## The exercise
Each line from the top of the listing through the one holding "(mleft) -- cycle;" should be restated word for word, with nothing added and no pictures.

## Data lines
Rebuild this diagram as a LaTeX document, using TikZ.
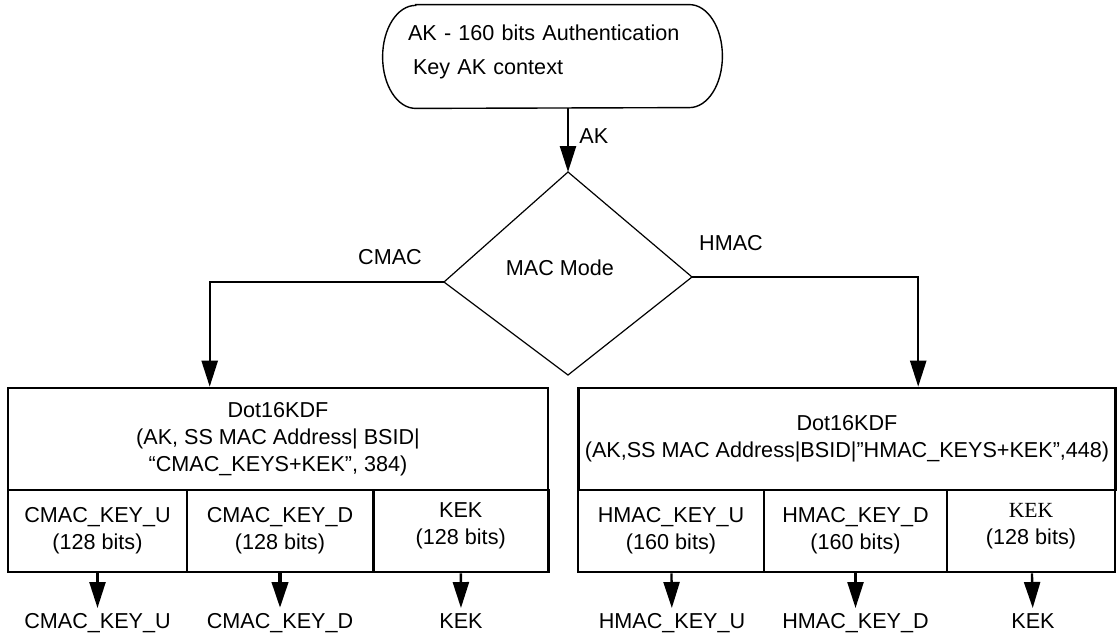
\documentclass[tikz,border=0pt]{standalone}
\usepackage{fontspec}
\setmainfont{Liberation Sans}
\newfontfamily\kekserif{Liberation Serif}
\usetikzlibrary{arrows.meta}

\begin{document}
\begin{tikzpicture}[
  x=0.5pt, y=-0.5pt,
  font={\fontsize{10.8pt}{13.5pt}\selectfont},
  >={Triangle[length=13pt, width=8pt]},
  cell/.style={draw, line width=1.3pt, inner sep=0pt, align=center, minimum height=41pt},
  kdf/.style={cell, minimum height=51pt},
  kekcell/.style={cell, text depth=7pt},
  flow/.style={->, line width=1.2pt},
  feed/.style={->, line width=1.2pt, shorten >=2.5pt},
  keyout/.style={anchor=north, inner sep=0pt},
  tag/.style={inner sep=0pt}
]
\useasboundingbox (0,0) rectangle (1117,633);

% ---------------------------------------------------------------------------
% AK context and the MAC mode decision
% ---------------------------------------------------------------------------
\node[text width=144.5pt, align=left, minimum width=169.5pt, minimum height=51.5pt,
  inner sep=0pt, text depth=24.3pt] (akctx) at (552.5,56.5)
  {AK - 160 bits Authentication\\[3.5pt]\hspace*{2.5pt}Key AK context};
\draw[line width=0.7pt] ([xshift=16.5pt]akctx.north west) -- ([xshift=-16.5pt]akctx.north east)
  arc[start angle=90, end angle=-90, x radius=16.5pt, y radius=25.75pt]
  -- ([xshift=16.5pt]akctx.south west)
  arc[start angle=270, end angle=90, x radius=16.5pt, y radius=25.75pt] -- cycle;

% the decision diamond, a little taller above its side corners
\node[tag] (mode) at (560,268) {MAC Mode};
\coordinate (mtop) at (568,172);
\coordinate (mright) at (692,277);
\coordinate (mbot) at (568,375);
\coordinate (mleft) at (444,282);
\draw[line width=0.6pt] (mtop) -- (mright) -- (mbot) -- (mleft) -- cycle;

\draw[flow] (akctx.south -| mtop) -- (mtop);
\node[tag, anchor=west] (aklbl) at (579,136) {AK};

\node[tag] (cmaclbl) at (390,257) {CMAC};
\node[tag] (hmaclbl) at (731,243) {HMAC};

% ---------------------------------------------------------------------------
% CMAC branch
% ---------------------------------------------------------------------------
\node[kdf, minimum width=270pt] (lhead) at (278,439)
  {Dot16KDF\\(AK, SS MAC Address| BSID|\\“CMAC\_KEYS+KEK”, 384)};
\node[cell, minimum width=89.5pt] (lcu) at (97.5,531) {CMAC\_KEY\_U\\(128 bits)};
\node[cell, minimum width=93pt] (lcd) at (280,531) {CMAC\_KEY\_D\\(128 bits)};
\node[kekcell, minimum width=87.5pt] (lkek) at (460.75,531) {KEK\\(128 bits)};

\draw[flow] (mleft) -| ([xshift=101.5pt]lhead.north west);

\node[keyout] (lcuout) at (97.5,613) {CMAC\_KEY\_U};
\node[keyout] (lcdout) at (280,613) {CMAC\_KEY\_D};
\node[keyout] (lkekout) at (461,613) {KEK};
\draw[feed] (lcu) -- (lcuout);
\draw[feed, line width=2pt] (lcd) -- (lcdout);
\draw[feed] (lkek) -- (lkekout);

% ---------------------------------------------------------------------------
% HMAC branch
% ---------------------------------------------------------------------------
\node[kdf, minimum width=268.5pt] (rhead) at (847,439)
  {Dot16KDF\\(AK,SS MAC Address|BSID|”HMAC\_KEYS+KEK”,448)};
\node[cell, minimum width=93pt] (rhu) at (671,531) {HMAC\_KEY\_U\\(160 bits)};
\node[cell, minimum width=91.5pt] (rhd) at (855.5,531) {HMAC\_KEY\_D\\(160 bits)};
\node[kekcell, minimum width=84pt] (rkek) at (1031,531) {{\kekserif KEK}\\(128 bits)};

\draw[flow] (mright) -| ([xshift=170.5pt]rhead.north west);

\node[keyout] (rhuout) at (672,613) {HMAC\_KEY\_U};
\node[keyout] (rhdout) at (855.5,613) {HMAC\_KEY\_D};
\node[keyout] (rkekout) at (1033,613) {KEK};
\draw[feed] (rhu) -- (rhuout);
\draw[feed] (rhd) -- (rhdout);
\draw[feed] (rkek) -- (rkekout);

\end{tikzpicture}
\end{document}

## Reply
Rebuild this diagram as a LaTeX document, using TikZ.
\documentclass[tikz,border=0pt]{standalone}
\usepackage{fontspec}
\setmainfont{Liberation Sans}
\newfontfamily\kekserif{Liberation Serif}
\usetikzlibrary{arrows.meta}

\begin{document}
\begin{tikzpicture}[
  x=0.5pt, y=-0.5pt,
  font={\fontsize{10.8pt}{13.5pt}\selectfont},
  >={Triangle[length=13pt, width=8pt]},
  cell/.style={draw, line width=1.3pt, inner sep=0pt, align=center, minimum height=41pt},
  kdf/.style={cell, minimum height=51pt},
  kekcell/.style={cell, text depth=7pt},
  flow/.style={->, line width=1.2pt},
  feed/.style={->, line width=1.2pt, shorten >=2.5pt},
  keyout/.style={anchor=north, inner sep=0pt},
  tag/.style={inner sep=0pt}
]
\useasboundingbox (0,0) rectangle (1117,633);

% ---------------------------------------------------------------------------
% AK context and the MAC mode decision
% ---------------------------------------------------------------------------
\node[text width=144.5pt, align=left, minimum width=169.5pt, minimum height=51.5pt,
  inner sep=0pt, text depth=24.3pt] (akctx) at (552.5,56.5)
  {AK - 160 bits Authentication\\[3.5pt]\hspace*{2.5pt}Key AK context};
\draw[line width=0.7pt] ([xshift=16.5pt]akctx.north west) -- ([xshift=-16.5pt]akctx.north east)
  arc[start angle=90, end angle=-90, x radius=16.5pt, y radius=25.75pt]
  -- ([xshift=16.5pt]akctx.south west)
  arc[start angle=270, end angle=90, x radius=16.5pt, y radius=25.75pt] -- cycle;

% the decision diamond, a little taller above its side corners
\node[tag] (mode) at (560,268) {MAC Mode};
\coordinate (mtop) at (568,172);
\coordinate (mright) at (692,277);
\coordinate (mbot) at (568,375);
\coordinate (mleft) at (444,282);
\draw[line width=0.6pt] (mtop) -- (mright) -- (mbot) -- (mleft) -- cycle;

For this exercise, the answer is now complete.